┏━━

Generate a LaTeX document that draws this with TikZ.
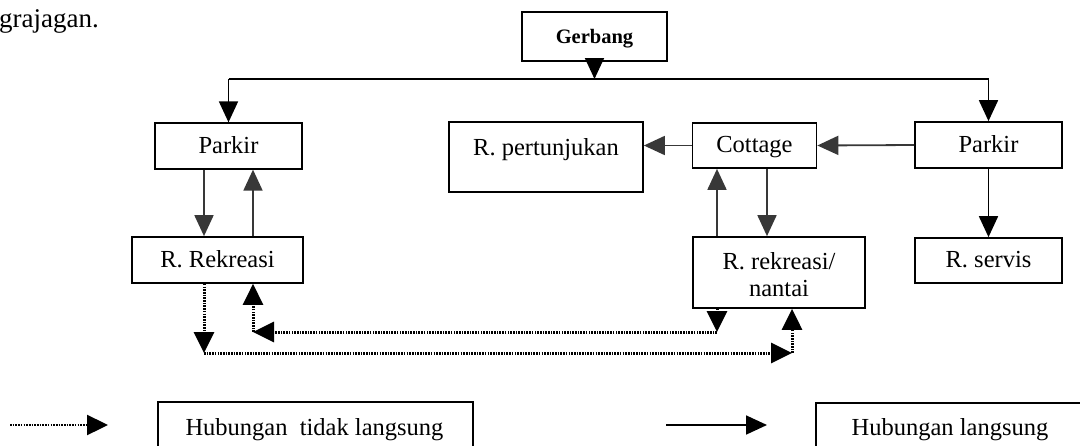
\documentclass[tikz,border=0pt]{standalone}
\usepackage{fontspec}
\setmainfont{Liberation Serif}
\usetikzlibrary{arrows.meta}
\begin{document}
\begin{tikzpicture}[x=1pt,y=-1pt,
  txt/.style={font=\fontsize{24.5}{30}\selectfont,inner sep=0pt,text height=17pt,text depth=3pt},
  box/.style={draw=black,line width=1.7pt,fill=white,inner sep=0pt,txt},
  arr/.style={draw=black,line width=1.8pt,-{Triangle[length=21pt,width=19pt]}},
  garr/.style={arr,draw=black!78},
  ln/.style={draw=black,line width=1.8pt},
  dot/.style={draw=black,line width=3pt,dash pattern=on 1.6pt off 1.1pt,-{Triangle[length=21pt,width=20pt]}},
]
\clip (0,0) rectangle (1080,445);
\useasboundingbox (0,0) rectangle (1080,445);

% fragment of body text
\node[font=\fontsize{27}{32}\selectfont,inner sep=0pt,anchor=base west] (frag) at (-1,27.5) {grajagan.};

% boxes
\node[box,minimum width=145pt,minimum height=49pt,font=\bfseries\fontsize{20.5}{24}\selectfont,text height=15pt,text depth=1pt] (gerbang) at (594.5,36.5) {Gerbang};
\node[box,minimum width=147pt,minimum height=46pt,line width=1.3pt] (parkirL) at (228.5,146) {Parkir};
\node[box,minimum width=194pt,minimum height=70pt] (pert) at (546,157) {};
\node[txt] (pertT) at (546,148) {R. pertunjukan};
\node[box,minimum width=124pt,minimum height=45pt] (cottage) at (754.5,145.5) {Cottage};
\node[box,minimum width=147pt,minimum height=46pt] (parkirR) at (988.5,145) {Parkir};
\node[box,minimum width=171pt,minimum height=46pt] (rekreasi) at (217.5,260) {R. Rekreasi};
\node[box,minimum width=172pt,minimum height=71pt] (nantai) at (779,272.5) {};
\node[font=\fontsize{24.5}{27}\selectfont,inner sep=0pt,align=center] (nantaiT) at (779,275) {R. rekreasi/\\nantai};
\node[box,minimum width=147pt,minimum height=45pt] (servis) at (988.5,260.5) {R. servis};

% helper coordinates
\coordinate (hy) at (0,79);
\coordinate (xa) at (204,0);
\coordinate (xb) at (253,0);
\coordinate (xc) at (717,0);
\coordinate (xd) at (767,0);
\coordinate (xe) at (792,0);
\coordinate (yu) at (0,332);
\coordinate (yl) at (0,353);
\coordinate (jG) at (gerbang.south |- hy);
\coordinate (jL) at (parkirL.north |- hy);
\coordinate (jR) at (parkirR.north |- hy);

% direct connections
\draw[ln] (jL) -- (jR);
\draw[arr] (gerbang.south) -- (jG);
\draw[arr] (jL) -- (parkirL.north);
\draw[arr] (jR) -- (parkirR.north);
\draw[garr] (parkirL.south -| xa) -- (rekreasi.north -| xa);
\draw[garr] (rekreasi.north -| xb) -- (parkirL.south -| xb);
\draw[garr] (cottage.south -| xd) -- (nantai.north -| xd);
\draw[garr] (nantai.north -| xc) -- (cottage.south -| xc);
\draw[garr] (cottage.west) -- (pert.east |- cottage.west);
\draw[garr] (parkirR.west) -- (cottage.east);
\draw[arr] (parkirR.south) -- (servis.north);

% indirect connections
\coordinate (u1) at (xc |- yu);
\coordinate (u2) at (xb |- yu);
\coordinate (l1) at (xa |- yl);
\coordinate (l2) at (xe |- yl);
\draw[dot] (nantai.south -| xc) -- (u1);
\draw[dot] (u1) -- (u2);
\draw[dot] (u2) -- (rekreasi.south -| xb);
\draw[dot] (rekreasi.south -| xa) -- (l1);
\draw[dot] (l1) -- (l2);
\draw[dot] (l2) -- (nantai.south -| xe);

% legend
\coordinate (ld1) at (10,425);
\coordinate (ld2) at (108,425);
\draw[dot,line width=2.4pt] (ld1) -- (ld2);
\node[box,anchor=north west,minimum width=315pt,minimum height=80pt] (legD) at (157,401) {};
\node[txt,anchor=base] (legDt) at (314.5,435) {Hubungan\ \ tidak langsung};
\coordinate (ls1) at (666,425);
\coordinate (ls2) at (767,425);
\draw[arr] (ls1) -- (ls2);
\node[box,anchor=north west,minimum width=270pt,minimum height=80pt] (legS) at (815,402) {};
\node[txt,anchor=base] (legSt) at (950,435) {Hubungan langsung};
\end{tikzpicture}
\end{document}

┗━━

TASK GOAL: Pictures are excluded; output everything else in the data verbatim.

EXERCISE RESPONSE:
Generate a LaTeX document that draws this with TikZ.
\documentclass[tikz,border=0pt]{standalone}
\usepackage{fontspec}
\setmainfont{Liberation Serif}
\usetikzlibrary{arrows.meta}
\begin{document}
\begin{tikzpicture}[x=1pt,y=-1pt,
  txt/.style={font=\fontsize{24.5}{30}\selectfont,inner sep=0pt,text height=17pt,text depth=3pt},
  box/.style={draw=black,line width=1.7pt,fill=white,inner sep=0pt,txt},
  arr/.style={draw=black,line width=1.8pt,-{Triangle[length=21pt,width=19pt]}},
  garr/.style={arr,draw=black!78},
  ln/.style={draw=black,line width=1.8pt},
  dot/.style={draw=black,line width=3pt,dash pattern=on 1.6pt off 1.1pt,-{Triangle[length=21pt,width=20pt]}},
]
\clip (0,0) rectangle (1080,445);
\useasboundingbox (0,0) rectangle (1080,445);

% fragment of body text
\node[font=\fontsize{27}{32}\selectfont,inner sep=0pt,anchor=base west] (frag) at (-1,27.5) {grajagan.};

% boxes
\node[box,minimum width=145pt,minimum height=49pt,font=\bfseries\fontsize{20.5}{24}\selectfont,text height=15pt,text depth=1pt] (gerbang) at (594.5,36.5) {Gerbang};
\node[box,minimum width=147pt,minimum height=46pt,line width=1.3pt] (parkirL) at (228.5,146) {Parkir};
\node[box,minimum width=194pt,minimum height=70pt] (pert) at (546,157) {};
\node[txt] (pertT) at (546,148) {R. pertunjukan};
\node[box,minimum width=124pt,minimum height=45pt] (cottage) at (754.5,145.5) {Cottage};
\node[box,minimum width=147pt,minimum height=46pt] (parkirR) at (988.5,145) {Parkir};
\node[box,minimum width=171pt,minimum height=46pt] (rekreasi) at (217.5,260) {R. Rekreasi};
\node[box,minimum width=172pt,minimum height=71pt] (nantai) at (779,272.5) {};
\node[font=\fontsize{24.5}{27}\selectfont,inner sep=0pt,align=center] (nantaiT) at (779,275) {R. rekreasi/\\nantai};
\node[box,minimum width=147pt,minimum height=45pt] (servis) at (988.5,260.5) {R. servis};

% helper coordinates
\coordinate (hy) at (0,79);
\coordinate (xa) at (204,0);
\coordinate (xb) at (253,0);
\coordinate (xc) at (717,0);
\coordinate (xd) at (767,0);
\coordinate (xe) at (792,0);
\coordinate (yu) at (0,332);
\coordinate (yl) at (0,353);
\coordinate (jG) at (gerbang.south |- hy);
\coordinate (jL) at (parkirL.north |- hy);
\coordinate (jR) at (parkirR.north |- hy);

% direct connections
\draw[ln] (jL) -- (jR);
\draw[arr] (gerbang.south) -- (jG);
\draw[arr] (jL) -- (parkirL.north);
\draw[arr] (jR) -- (parkirR.north);
\draw[garr] (parkirL.south -| xa) -- (rekreasi.north -| xa);
\draw[garr] (rekreasi.north -| xb) -- (parkirL.south -| xb);
\draw[garr] (cottage.south -| xd) -- (nantai.north -| xd);
\draw[garr] (nantai.north -| xc) -- (cottage.south -| xc);
\draw[garr] (cottage.west) -- (pert.east |- cottage.west);
\draw[garr] (parkirR.west) -- (cottage.east);
\draw[arr] (parkirR.south) -- (servis.north);

% indirect connections
\coordinate (u1) at (xc |- yu);
\coordinate (u2) at (xb |- yu);
\coordinate (l1) at (xa |- yl);
\coordinate (l2) at (xe |- yl);
\draw[dot] (nantai.south -| xc) -- (u1);
\draw[dot] (u1) -- (u2);
\draw[dot] (u2) -- (rekreasi.south -| xb);
\draw[dot] (rekreasi.south -| xa) -- (l1);
\draw[dot] (l1) -- (l2);
\draw[dot] (l2) -- (nantai.south -| xe);

% legend
\coordinate (ld1) at (10,425);
\coordinate (ld2) at (108,425);
\draw[dot,line width=2.4pt] (ld1) -- (ld2);
\node[box,anchor=north west,minimum width=315pt,minimum height=80pt] (legD) at (157,401) {};
\node[txt,anchor=base] (legDt) at (314.5,435) {Hubungan\ \ tidak langsung};
\coordinate (ls1) at (666,425);
\coordinate (ls2) at (767,425);
\draw[arr] (ls1) -- (ls2);
\node[box,anchor=north west,minimum width=270pt,minimum height=80pt] (legS) at (815,402) {};
\node[txt,anchor=base] (legSt) at (950,435) {Hubungan langsung};
\end{tikzpicture}
\end{document}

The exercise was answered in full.